Several of the lawmakers said they believe DeKalb was undercounted in the 2010 Census, on which the redistricting numbers are based. DeKalb lost three state House seats, going from 19 to 16. Gwinnett gained.

A representative from Main Street Tucker Alliance said, “we’re looking at these ‘communities of interest,’ and it’s much easier to go to one [legislator] to get things done. Our welfare and interest is in DeKalb and Georgia. Our [community of interest] has been completely torn apart, our economic center and our educational center.”

Millar said computers have altered the map-generation process.

“Used to be, redistricting would be done in smoke-filled back rooms with an abacus,” he said. “Now we have software that counts down to a one-person deviation. This is why the maps have so many squiggles in them. When you get that precise, you’re going to split communities of interest.”

Mosby, whose district will be combined with that of Dist. 85’s Rep. Stephanie Stuckey Benfield’s under the plan now on the governor’s desk, said, “[reapportionment] is one of the times you help your friends and hurt your enemies.”

By the end of the evening, Watson summed up the redistricting process by saying, “We have changes to make in January.”

The General Assembly is expected to take up reapportionment of school boards and county commissions. If SPLOST IV passes, the county will have to go to seven commission districts, versus nine, and two of them will be superdistricts, Watson said.

Transportation

DeKalb’s legislators defended their overwhelming bipartisan opposition to the HB 277 passage of a statewide transportation bill authorizing a statewide referendum placing a sales tax to fund transportation, saying it will put too much burden on DeKalb County. At the same time, they emphasized the need to end gridlock.

If the referendum passes, DeKalb stands to see the most of any metro county in revenue expenditures, particularly to fund more than $6 billion in MARTA rail connecting the Lindbergh station with the Avondale station and serve the Clifton Corridor and at least begin a project to extend rail service east along I-20.

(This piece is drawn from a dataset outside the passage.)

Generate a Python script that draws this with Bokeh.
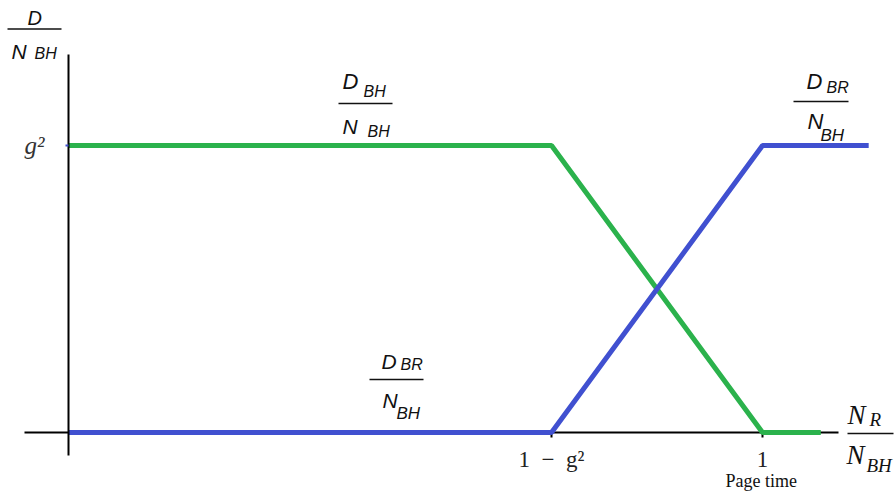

On Oct. 15, the full ARC roundtable will vote and adopt either the current projects as recommended by the transportation committee or even put forth their own list. The next two months will see more public input, including a Sept. 28 public meeting from 6 to 8 p.m. at the Maloof building in downtown Decatur.

Citizens at the meeting protested that transportation gridlock is hindering business in Atlanta and Georgia. Millar said, “Georgia is a rural-controlled state. First it was South Georgia, now it’s North Georgia. Yet [metro Atlanta] brings in a majority of Georgia's revenue – and exports 37 % of it. I don’t think the transportation referendum will pass, but the issue won’t go away.”

MARTA and the other transit systems in metro Atlanta should be integrated under a regional governance, the legislators said.

Henson predicted the voters, whether the referendum is on the ballot in July or November, also won’t support the measure.

“My only issue is that we’re doing the work of the DOT, and they have veto power, leaving [DeKalb] to pay for it,” Mosby said.

“Two or three DeKalbs are expressing themselves. There is a desire for rail down I-20 that is not coming out in the discussion, and people in my district are upset about this,” Watson said.

“The state has done a poor job of strategic planning, and now they’re looking to [metro Atlanta] to do it,” Mosby said.

For an interactive map of the proposed House districts, click here.

This was the second of three planned town hall meetings on these topics. The third will be co-hosted with Watson and the DeKalb Legislative Community Cabinet on Aug. 29 at 7 p.m. at the Salem-Panola Road Library. Watson is a former chairman of the DeKalb House Delegation and founder and current member of the DeKalb Legislative Community Cabinet.